We walk the grounds of this quirky, magical world seeing Burton at his best. Immersing us in something completely fantastic, that we nevertheless never doubt. He practically has you buying a ticket to the place. The details pull you into the fun, and Burton’s ability to mesmerize with visual style, though perhaps surprisingly more subtle than much of his work, has possibly never been better. There are layers upon layers here, and the film lands us squarely within Jake’s point of view, taking us through it all as the outsider who can’t believe what’s happening.
Then we learn why we’re all here, and we start to slip away, much as it seems Burton’s interest in the project waned (assuming films were made in order, which they aren’t, but it’s still hard to shake the feeling). Barron, it turns out, is a peculiar himself, and he apparently fancied that he had a way to live forever by harnessing the power of peculiars like Miss Peregrine. Along with several of his cronies, Barron underwent an experiment, but it turned them all into monsters. Over time, Barron discovered that… well, we’ll just say “doing away with” other peculiars would gradually return him to normal. Thus, the peculiars now all hide out in these time loops, hoping not to be discovered by Barron and his monsters.
At this point, the film demands that you not think too much about how many peculiars there are, how many bad guys there are, or how the whole world created here could sensibly follow its own rules. To be fair, you probably have to allow a bit of leeway for a YA novel, but I’m not sure a Burton film ought to get the same kind of room to maneuver.
Once Barron enters the picture, with Jackson going completely cartoony in the role, the film bogs down, dragging out scenes almost like a movie that’s become bored with itself. The fun is largely gone, replaced with grandstanding and scenery chewing, and the adventure we expect turns out not to actually come to pass at all. It’s in the category of adventure by virtue of saying adventure a lot, and plot by the technical route of something happening, therefore there is a plot.
Worst of all, the book, while not the best YA novel ever, works its themes, offering a tale rich with things to think about and “thought lessons” the appropriate age group can hopefully absorb into their own worldview. It’s obviously a story about “being weird,” or, “different,” but more importantly it’s about appreciating and understanding yourself whether you’re peculiar or not. It also has a lot more interest in Jake, and the fact that he got a raw deal in the superpower department, and thus how a person does the best they can with what they have, and finds out how to be useful with whatever their gifts are.
The movie never approaches touching these ideas, and it’s far the worse for it. It’s simplicity and flash over substance, which is the opposite of what we’re used to from Burton, despite the fact that we connect him with a certain visual elegance.

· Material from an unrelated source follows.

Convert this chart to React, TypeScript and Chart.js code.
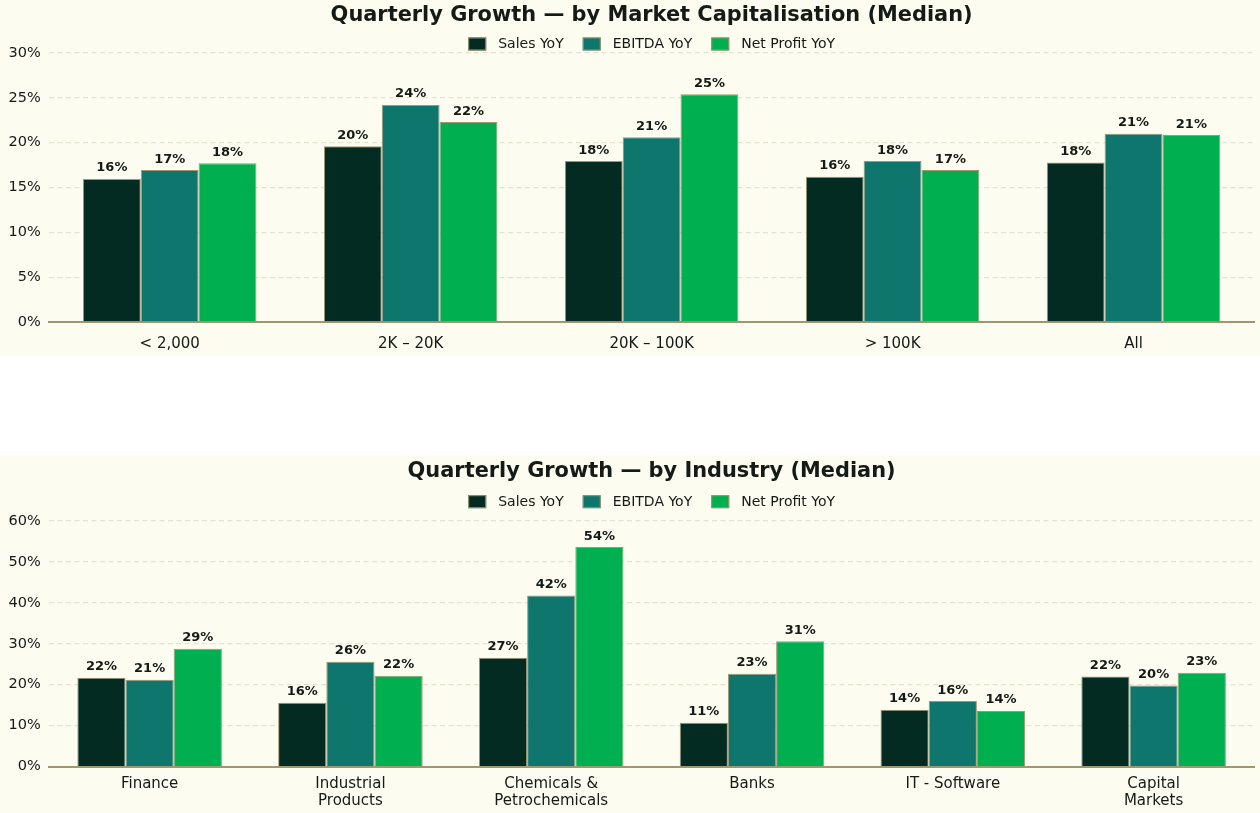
import { useEffect, useRef } from "react";
import { Chart, registerables } from "chart.js";
import type { ChartConfiguration, Plugin } from "chart.js";

Chart.register(...registerables);

// Data
const seriesNames = ["Sales YoY", "EBITDA YoY", "Net Profit YoY"];
const seriesColors = ["#032b22", "#0f766e", "#00b050"];

const capCategories = ["< 2,000", "2K – 20K", "20K – 100K", "> 100K", "All"];
const capSales = [15.95, 19.6, 17.95, 16.2, 17.8];
const capEbitda = [16.95, 24.2, 20.6, 17.95, 21.0];
const capProfit = [17.7, 22.3, 25.4, 16.95, 20.85];
const capMax = 30;
const capStep = 5;

const industryCategories = [
  "Finance",
  ["Industrial", "Products"],
  ["Chemicals &", "Petrochemicals"],
  "Banks",
  "IT - Software",
  ["Capital", "Markets"],
];
const industrySales = [21.7, 15.6, 26.6, 10.7, 13.9, 22.0];
const industryEbitda = [21.2, 25.6, 41.8, 22.7, 16.0, 19.8];
const industryProfit = [28.8, 22.2, 53.6, 30.6, 13.6, 22.9];
const industryMax = 62.5;
const industryStep = 10;

const FONT = "'DejaVu Sans', sans-serif";
const TEXT = "#141a16";
const KHAKI = "#a0966f";
const BG = "#fcfcf0";

// Draws the rounded percentage above each bar
const valueLabels: Plugin<"bar"> = {
  id: "valueLabels",
  afterDatasetsDraw(chart) {
    const { ctx } = chart;
    ctx.save();
    ctx.font = `bold 13px ${FONT}`;
    ctx.fillStyle = TEXT;
    ctx.textAlign = "center";
    ctx.textBaseline = "alphabetic";
    chart.data.datasets.forEach((ds, i) => {
      const meta = chart.getDatasetMeta(i);
      meta.data.forEach((bar, j) => {
        const v = ds.data[j] as number;
        ctx.fillText(`${Math.round(v)}%`, bar.x, bar.y - 7.5);
      });
    });
    ctx.restore();
  },
};

// Legend row centred over the plot, just above it
const legendRow: Plugin<"bar"> = {
  id: "legendRow",
  afterDraw(chart) {
    const { ctx, chartArea } = chart;
    const boxW = 18;
    const boxH = 13;
    const textGap = 12;
    const itemGap = 19;
    ctx.save();
    ctx.font = `14px ${FONT}`;
    const items = chart.data.datasets.map((ds) => ({
      text: ds.label ?? "",
      color: ds.backgroundColor as string,
      w: ctx.measureText(ds.label ?? "").width,
    }));
    const total =
      items.reduce((s, it) => s + boxW + textGap + it.w, 0) + itemGap * (items.length - 1);
    let x = (chartArea.left + chartArea.right) / 2 - total / 2;
    const cy = chartArea.top - 9;
    ctx.textBaseline = "middle";
    ctx.textAlign = "left";
    items.forEach((it) => {
      ctx.fillStyle = it.color;
      ctx.fillRect(x, cy - boxH / 2, boxW, boxH);
      ctx.strokeStyle = KHAKI;
      ctx.lineWidth = 1;
      ctx.strokeRect(x + 0.5, cy - boxH / 2 + 0.5, boxW - 1, boxH - 1);
      ctx.fillStyle = TEXT;
      ctx.fillText(it.text, x + boxW + textGap, cy + 0.5);
      x += boxW + textGap + it.w + itemGap;
    });
    ctx.restore();
  },
};

type GroupChartProps = {
  title: string;
  labels: (string | string[])[];
  values: number[][];
  max: number;
  step: number;
  height: number;
  titleTop: number;
  titleBottom: number;
  tickPad: number;
  tickLineHeight: number;
  bottomPad: number;
};

function GroupChart(props: GroupChartProps) {
  const { title, labels, values, max, step, height } = props;
  const canvasRef = useRef<HTMLCanvasElement | null>(null);

  useEffect(() => {
    if (!canvasRef.current) return;

    const config: ChartConfiguration<"bar", number[], string | string[]> = {
      type: "bar",
      data: {
        labels,
        datasets: values.map((vals, i) => ({
          label: seriesNames[i],
          data: vals,
          backgroundColor: seriesColors[i],
          borderColor: KHAKI,
          borderWidth: 1,
          categoryPercentage: 0.72,
          barPercentage: 1,
        })),
      },
      options: {
        animation: false,
        responsive: true,
        maintainAspectRatio: false,
        layout: { padding: { left: 0, right: 6, top: 0, bottom: props.bottomPad } },
        plugins: {
          title: {
            display: true,
            text: title,
            fullSize: false,
            color: TEXT,
            font: { family: FONT, size: 20.9, weight: "bold" },
            padding: { top: props.titleTop, bottom: props.titleBottom },
          },
          legend: { display: false },
          tooltip: { enabled: false },
        },
        scales: {
          x: {
            grid: { display: false, drawTicks: false },
            border: { display: true, color: KHAKI, width: 2 },
            ticks: {
              color: TEXT,
              font: { family: FONT, size: 15, lineHeight: props.tickLineHeight },
              padding: props.tickPad,
              maxRotation: 0,
            },
          },
          y: {
            min: 0,
            max,
            afterBuildTicks: (scale) => {
              const ticks = [];
              for (let v = 0; v <= max; v += step) ticks.push({ value: v });
              scale.ticks = ticks;
            },
            grid: { color: "#e6e2cf", lineWidth: 1.3, drawTicks: false },
            border: { display: false, dash: [5, 3.5] },
            ticks: {
              color: TEXT,
              font: { family: FONT, size: 14.5 },
              padding: 8.5,
              callback: (v) => `${v}%`,
            },
          },
        },
      },
      plugins: [valueLabels, legendRow],
    };

    const chart = new Chart(canvasRef.current, config);
    return () => {
      chart.destroy();
    };
  }, [title, labels, values, max, step]);

  return (
    <div style={{ position: "relative", width: 1260, height, background: BG }}>
      <canvas ref={canvasRef} />
    </div>
  );
}

export default function App() {
  return (
    <div style={{ position: "absolute", top: 0, left: 0, width: 1260, background: "#fff" }}>
      <GroupChart
        title="Quarterly Growth — by Market Capitalisation (Median)"
        labels={capCategories}
        values={[capSales, capEbitda, capProfit]}
        max={capMax}
        step={capStep}
        height={356}
        titleTop={3.5}
        titleBottom={24.4}
        tickPad={13}
        tickLineHeight={1.2}
        bottomPad={-10}
      />
      <div style={{ height: 99 }} />
      <GroupChart
        title="Quarterly Growth — by Industry (Median)"
        labels={industryCategories}
        values={[industrySales, industryEbitda, industryProfit]}
        max={industryMax}
        step={industryStep}
        height={358}
        titleTop={3.9}
        titleBottom={26.7}
        tickPad={8.4}
        tickLineHeight={1.15}
        bottomPad={-4.9}
      />
    </div>
  );
}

For the right age group, this is still a lot of fun, and much of the film is done particularly well. Even the end scenes with raised ships, skeletons, and a haunting pull at your ability to reminisce is rather wonderful. Many may find it too little too late, but it’s worth watching the film just to get there.
Still, the appropriate age group is lessened by the film’s rating, which has to make you wonder who exactly it thinks it’s for, and the appeal and joyful wonder it builds in the first half are abandoned as it progresses.